Porque, en segundo lugar, no está claro cómo se puede volver a la normalidad, es decir, cómo puede volver a ejercer en Catalunya el derecho a la autonomía. Pues no se puede perder de vista que las elecciones que han sido convocadas no han sido un ejercicio del derecho a la autonomía, sino de imposición por el Estado. Puesto que van a participar todos los partidos, se puede considerar que en cierta medida queda subsanado ese vicio de origen. Pero el vicio está.

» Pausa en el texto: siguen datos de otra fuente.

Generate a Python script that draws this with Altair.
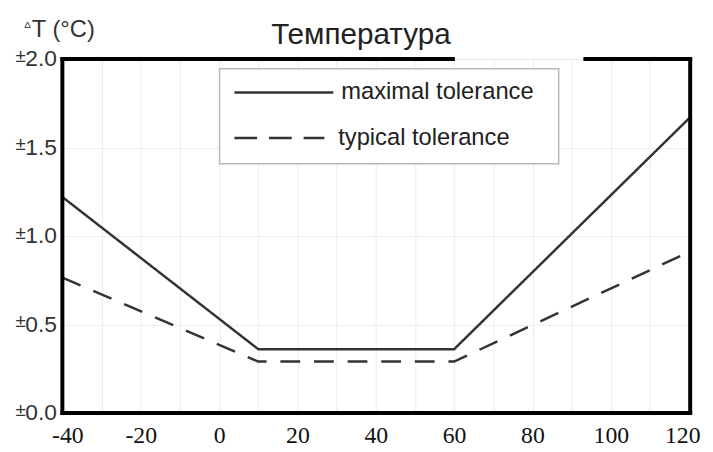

Tampoco se puede perder de vista que, como consecuencia de la activación del 155 CE, quedaron privados del fuero jurisdiccional los miembros del Govern y los diputados del Parlament, lo que posibilitó que el Fiscal General esquivara los órganos judiciales radicados en Catalunya y registrara las querellas por rebelión ante la Audiencia Nacional y el Tribunal Supremo. Estas querellas, no solo por las medidas cautelares adoptadas, sino por sí mismas, están pesando en el proceso electoral y van a gravitar sobre la interpretación del resultado electoral del 21-D.
Un proceso electoral desarrollado en estas condiciones es difícil que no desemboque en la continuidad de la polarización que ha estado presente en las dos últimas legislaturas catalanas. Con dirigentes políticos y sociales en prisión o bajo la amenaza de un proceso penal que puede comportar penas muy prolongadas de privación de libertad y la ruina económica, no parece probable que se pueda volver a la normalidad.
Estas son las circunstancias, en mi opinión, más importantes de las que acompañan la activación del 155 CE. Hay más, pero con estas es suficiente en el contexto en el que escribo.
La democracia española está estrenando su primer estado de excepción. Sabemos cómo hemos entrado. Nos queda por ver cómo salimos de él. En política la puerta de salida no es menos importante que la puerta de entrada.